Again, if you seriously want to argue that these phone don't have
(or couldn't be cheaply upgraded to have) sufficient extra capacity to do 
DES, please say that explicitly.  

I accuse you of sinuosities.  Simply arguing that my assertion is
uncheckable isn't really to the point if we both agree that 
the assertion is likely true.  If you wish to claim it is false, then
please do so, along with how your opinion would change if it *were* 
true.

>>The premise that there's either good cryptography with escrow or bad/no
>>cryptography is false.
>
>That's not the premise. The argument is that Clipper would be cheaper than
>other crypto for the rest of us because the government is buying a lot
>(thus paying off part of the tooling and up-front costs) and because since
>it's a Federal standard, they can be made by many vendors without having
>to wrangle with each other to agree on some other interoperable standard.

DES is already such a standard.  The clipper algorithm could be 
declassified and made such a standard.  Depending, of course, 
on it's efficiency, software algorithms don't cost much to implement.

The cost of the clipper algorithm has already been paid by the
taxpayers -- and since you've said in the past that we've denied
you access to devices that use the algorithm, I'd think you'd
be in favor of its declassification.

>> There's also the possibility of good crypto
>>without escrow.
>
>So?

So an attempt to argue that by denying you access to clipper (which,
of course, we aren't) we are denying you access to good crypto is
a false dichotomy.  It is bad argumentation, whether deliberate or
inadvertant.

>>The premise that there's either government standard & escrowed 
>>cryptography or bad cryptography is likewise false: DES isn't 
>>bad (for some purposes), and there's no key escrow in it.
>
>That's not the premise either. The premise is that government crypto
>algorithms the government says are secure against rich, smart foreign
>competitors are _likely_ more secure than private algorithms about whose
>cracking (even by the NSA) we know nothing.
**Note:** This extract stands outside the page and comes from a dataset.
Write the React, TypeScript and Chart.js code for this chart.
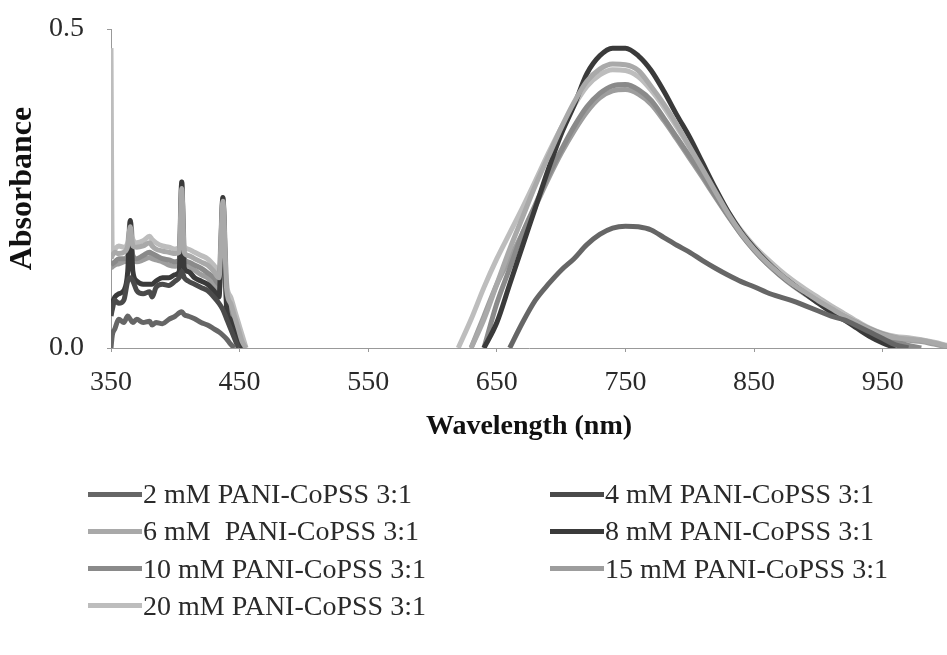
import React, { useEffect, useRef } from "react";
import { Chart, registerables } from "chart.js";

Chart.register(...registerables);

const FONT = "'Liberation Serif', 'Times New Roman', serif";

const seriesLabels = [
  "2 mM PANI-CoPSS 3:1",
  "4 mM PANI-CoPSS 3:1",
  "6 mM  PANI-CoPSS 3:1",
  "8 mM PANI-CoPSS 3:1",
  "10 mM PANI-CoPSS 3:1",
  "15 mM PANI-CoPSS 3:1",
  "20 mM PANI-CoPSS 3:1",
];

const seriesColors = ["#666666", "#4a4a4a", "#a9a9a9", "#3a3a3a", "#8a8a8a", "#9d9d9d", "#bdbdbd"];

const xTickValues = [350, 450, 550, 650, 750, 850, 950];
const yTickValues = [0, 0.5];

// Short-wavelength region (nm)
const leftWavelengths = [350, 351, 353, 356, 360, 363, 365, 367, 370, 375, 380, 382, 385, 390, 395, 400, 403, 405, 407, 410, 415, 420, 425, 430, 434, 437, 440, 443, 446, 449, 452, 455];

// Long-wavelength region (nm)
const rightWavelengths = [600, 610, 620, 630, 640, 650, 660, 670, 680, 690, 700, 710, 720, 730, 740, 750, 760, 770, 780, 790, 800, 810, 820, 830, 840, 850, 860, 870, 880, 890, 900, 910, 920, 930, 940, 950, 960, 970, 980, 990, 1000];

const left2mM = [0.0, 0.02, 0.03, 0.045, 0.04, 0.05, 0.045, 0.04, 0.045, 0.04, 0.042, 0.036, 0.04, 0.038, 0.045, 0.05, 0.055, 0.057, 0.052, 0.05, 0.046, 0.04, 0.036, 0.03, 0.025, 0.02, 0.014, 0.006, 0.0, null, null, null];
const left4mM = [0.05, 0.06, 0.075, 0.07, 0.075, 0.105, 0.11, 0.105, 0.09, 0.085, 0.088, 0.08, 0.095, 0.1, 0.098, 0.105, 0.11, 0.12, 0.11, 0.105, 0.1, 0.095, 0.09, 0.08, 0.07, 0.06, 0.045, 0.03, 0.015, 0.0, null, null];
const left6mM = [0.14, 0.145, 0.15, 0.148, 0.15, 0.16, 0.19, 0.16, 0.158, 0.16, 0.165, 0.16, 0.155, 0.152, 0.15, 0.148, 0.15, 0.25, 0.15, 0.145, 0.14, 0.135, 0.13, 0.12, 0.11, 0.23, 0.09, 0.07, 0.05, 0.03, 0.01, 0.0];
const left8mM = [0.06, 0.07, 0.08, 0.085, 0.09, 0.12, 0.2, 0.12, 0.105, 0.1, 0.1, 0.1, 0.105, 0.11, 0.11, 0.115, 0.12, 0.26, 0.125, 0.12, 0.11, 0.105, 0.1, 0.09, 0.08, 0.236, 0.06, 0.045, 0.03, 0.012, 0.0, null];
const left10mM = [0.13, 0.132, 0.135, 0.14, 0.14, 0.145, 0.17, 0.145, 0.14, 0.145, 0.15, 0.148, 0.145, 0.14, 0.138, 0.135, 0.138, 0.22, 0.14, 0.135, 0.13, 0.125, 0.118, 0.11, 0.1, 0.2, 0.08, 0.06, 0.04, 0.02, 0.0, null];
const left15mM = [0.125, 0.127, 0.13, 0.132, 0.135, 0.14, 0.16, 0.14, 0.135, 0.138, 0.142, 0.14, 0.138, 0.135, 0.13, 0.128, 0.13, 0.2, 0.13, 0.128, 0.122, 0.115, 0.11, 0.1, 0.09, 0.18, 0.07, 0.05, 0.032, 0.015, 0.0, null];
const left20mM = [0.47, 0.15, 0.155, 0.16, 0.158, 0.165, 0.2, 0.17, 0.165, 0.168, 0.175, 0.17, 0.165, 0.16, 0.158, 0.155, 0.158, 0.26, 0.16, 0.155, 0.15, 0.145, 0.14, 0.13, 0.12, 0.236, 0.1, 0.08, 0.06, 0.04, 0.02, 0.0];

const right2mM = [null, null, null, null, null, null, 0.0, 0.04, 0.075, 0.1, 0.122, 0.14, 0.162, 0.178, 0.188, 0.191, 0.19, 0.185, 0.173, 0.161, 0.15, 0.137, 0.125, 0.114, 0.104, 0.096, 0.087, 0.08, 0.074, 0.066, 0.058, 0.05, 0.044, 0.035, 0.025, 0.015, 0.005, 0.0, null, null, null];
const right4mM = [null, null, null, null, null, null, null, null, null, null, null, null, null, null, null, null, null, null, null, null, null, null, null, null, null, null, null, null, null, null, null, null, null, null, null, null, null, null, null, null, null];
const right6mM = [null, null, null, 0.0, 0.045, 0.1, 0.155, 0.205, 0.255, 0.3, 0.345, 0.385, 0.418, 0.437, 0.445, 0.444, 0.435, 0.41, 0.382, 0.35, 0.315, 0.28, 0.245, 0.21, 0.18, 0.155, 0.134, 0.116, 0.1, 0.087, 0.074, 0.062, 0.05, 0.039, 0.028, 0.02, 0.016, 0.014, 0.012, 0.008, 0.003];
const right8mM = [null, null, null, null, 0.0, 0.04, 0.1, 0.16, 0.22, 0.28, 0.335, 0.38, 0.43, 0.458, 0.47, 0.47, 0.458, 0.435, 0.402, 0.365, 0.33, 0.29, 0.25, 0.213, 0.182, 0.157, 0.135, 0.116, 0.1, 0.085, 0.07, 0.056, 0.044, 0.031, 0.018, 0.008, 0.0, null, null, null, null];
const right10mM = [null, null, null, null, 0.0, 0.07, 0.125, 0.18, 0.225, 0.27, 0.31, 0.347, 0.378, 0.399, 0.411, 0.413, 0.405, 0.388, 0.36, 0.33, 0.3, 0.27, 0.238, 0.207, 0.178, 0.153, 0.132, 0.114, 0.098, 0.084, 0.071, 0.059, 0.047, 0.036, 0.025, 0.016, 0.01, 0.004, 0.0, null, null];
const right15mM = [null, null, null, 0.0, 0.05, 0.1, 0.14, 0.18, 0.222, 0.265, 0.305, 0.34, 0.37, 0.392, 0.403, 0.405, 0.398, 0.382, 0.356, 0.327, 0.297, 0.267, 0.236, 0.206, 0.178, 0.154, 0.133, 0.115, 0.1, 0.086, 0.073, 0.061, 0.05, 0.04, 0.03, 0.022, 0.016, 0.012, 0.01, 0.006, 0.002];
const right20mM = [null, null, 0.0, 0.045, 0.095, 0.14, 0.18, 0.22, 0.262, 0.305, 0.345, 0.38, 0.41, 0.428, 0.436, 0.435, 0.425, 0.404, 0.377, 0.346, 0.314, 0.28, 0.246, 0.213, 0.184, 0.16, 0.14, 0.122, 0.106, 0.092, 0.079, 0.066, 0.054, 0.042, 0.031, 0.023, 0.018, 0.016, 0.013, 0.009, 0.004];

const leftValues = [left2mM, left4mM, left6mM, left8mM, left10mM, left15mM, left20mM];
const rightValues = [right2mM, right4mM, right6mM, right8mM, right10mM, right15mM, right20mM];

const legendRows = [0, 0, 1, 1, 2, 2, 3];
const legendCols = [0, 1, 0, 1, 0, 1, 0];

export default function App() {
  const canvasRef = useRef<HTMLCanvasElement | null>(null);

  useEffect(() => {
    const canvas = canvasRef.current;
    if (!canvas) return;
    const datasets = seriesLabels.map((label, i) => ({
      label,
      data: [
        ...leftWavelengths.map((x, j) => ({ x, y: leftValues[i][j] })),
        { x: 525, y: null },
        ...rightWavelengths.map((x, j) => ({ x, y: rightValues[i][j] })),
      ],
      borderColor: seriesColors[i],
      backgroundColor: seriesColors[i],
      borderWidth: 5,
      pointRadius: 0,
      fill: false,
      spanGaps: false,
      cubicInterpolationMode: "monotone" as const,
    }));

    const chart = new Chart(canvas, {
      type: "line",
      data: { datasets: datasets as any },
      options: {
        responsive: false,
        animation: false,
        layout: { padding: { top: 29, left: 0, right: 0, bottom: 0 } },
        plugins: { legend: { display: false }, tooltip: { enabled: false } },
        scales: {
          x: {
            type: "linear",
            min: 350,
            max: 1000,
            afterBuildTicks: (s: any) => {
              s.ticks = xTickValues.map((v) => ({ value: v }));
            },
            afterFit: (s: any) => {
              s.height = 307;
              s.paddingLeft = 0;
              s.paddingRight = 0;
            },
            grid: { display: true, drawOnChartArea: false, drawTicks: true, tickLength: 4, color: "#999" },
            border: { display: true, color: "#999", dash: [3, 2], width: 1 },
            ticks: {
              font: { family: FONT, size: 28 },
              color: "#2a2a2a",
              padding: 14,
              maxRotation: 0,
              autoSkip: false,
              callback: (v: any) => String(v),
            },
            title: {
              display: true,
              text: "Wavelength (nm)",
              font: { family: FONT, size: 28, weight: "bold" },
              color: "#111",
              padding: { top: 0, bottom: 211 },
            },
          },
          y: {
            type: "linear",
            min: 0,
            max: 0.5,
            afterBuildTicks: (s: any) => {
              s.ticks = yTickValues.map((v) => ({ value: v }));
            },
            afterFit: (s: any) => {
              s.width = 111;
              s.paddingTop = 0;
              s.paddingBottom = 0;
            },
            grid: { display: true, drawOnChartArea: false, drawTicks: true, tickLength: 4, color: "#999" },
            border: { display: true, color: "#999", dash: [3, 2], width: 1 },
            ticks: {
              font: { family: FONT, size: 28 },
              color: "#2a2a2a",
              padding: 23,
              callback: (v: any) => Number(v).toFixed(1),
            },
            title: {
              display: true,
              text: "Absorbance",
              font: { family: FONT, size: 32, weight: "bold" },
              color: "#111",
              padding: { top: 4, bottom: 0 },
            },
          },
        },
      },
    });
    return () => chart.destroy();
  }, []);

  return (
    <div style={{ position: "absolute", left: 0, top: 0, width: 947, height: 655, background: "#fff", overflow: "hidden" }}>
      <canvas ref={canvasRef} width={947} height={655} style={{ position: "absolute", left: 0, top: 0 }} />
      {seriesLabels.map((label, i) => {
        const col = legendCols[i];
        const row = legendRows[i];
        const lineLeft = col === 0 ? 88 : 550;
        const cy = 494 + row * 37.3;
        return (
          <div key={label}>
            <div
              style={{
                position: "absolute",
                left: lineLeft,
                top: cy - 2.5,
                width: 54,
                height: 5,
                background: seriesColors[i],
              }}
            />
            <div
              style={{
                position: "absolute",
                left: lineLeft + 55,
                top: cy - 17,
                height: 34,
                lineHeight: "34px",
                fontFamily: FONT,
                fontSize: 28,
                color: "#2a2a2a",
                whiteSpace: "pre",
              }}
            >
              {label}
            </div>
          </div>
        );
      })}
    </div>
  );
}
If that's your premise, there's a problem:
Has the NSA said anything about triple DES or IDEA?  If not, why not?

I see three scenarios:

	1. These algorithms are probably secure, but the NSA doesn't
	wish to "certify" them, because it would encourage their use.

	2. These algorithms are not secure, and therefore the NSA doesn't
	comment on them in order to spare itself exposure of its methods.

Since the whole process is shrouded, I submit that it's only your 
estimation of government intent that makes 2 more likely than 1.

Whatever you may think about other issues, David, it must be clear
to you that you are distinctly in the minority (at least here) about
the issue of trusting the government.  If your premise is based on 
that trust, then your argument is unlikely to  carry with those of us who
don't share the premise.

>As to DES, we've had special-purpose designs described for a year or so
>that would render it vulnerable. It is universally agreed to be "showing
>its age". It may once have been fairly secure, but since its release raw
>computing power and speed as well as the same per dollar has advanced
>dramatically.

Why, yes.  This is why the government should release and certify
the clipper algorithm.

>>Triple-DES is kinda on the edge of government-standard, and it seems
>>quite adequate...
>
>Maybe. The same comments apply--we don't know whether the NSA can crack it
>or any other rich, smart governments can. That the NSA picked the
>algorithm in Clipper rather than going to Triple DES says something, and I
>think it's not the paranoid "there's a secret back door in Clipper"
>screeching we've heard. 

What does it say?  If you're attempting to suggest that it says
triple DES is insecure, you don't (at least here) have enough
information, because there's a perfectly obvious alternative 
explanation:
If they'd gone to triple DES, the front door in the clipper algorithm
couldn't have been used -- people would simply have made interoperable
devices that didn't include the LEAF.  Therefore that the NSA chose
a different algorithm might merely mean that they wanted the LEAF -- 
not that there's anything at all wrong with triple-DES.


>That they were willing to open up the algorithm in
>Clipper to the best and the brightest in the civilian review board, and
>that those selfsame reviewers said the algorithm had some advanced
>protections against cracking they couldn't discuss in detail (because
>they're classified) also inspires confidence that algorithm is more robust
>than Triple DES.

Not in me.  It may mean, for example that they get (say) 78 bits of 
"real" key vs. (say) 90 bits of "real" key for triple DES, given
advanced methods.  That is, it may have ways of doing better with
the key length it has.  Remember -- they're keeping it secret, so you
don't get to lead us to any real conclusions about it -- particularly
ones that their hand-picked experts might *wish* you to make.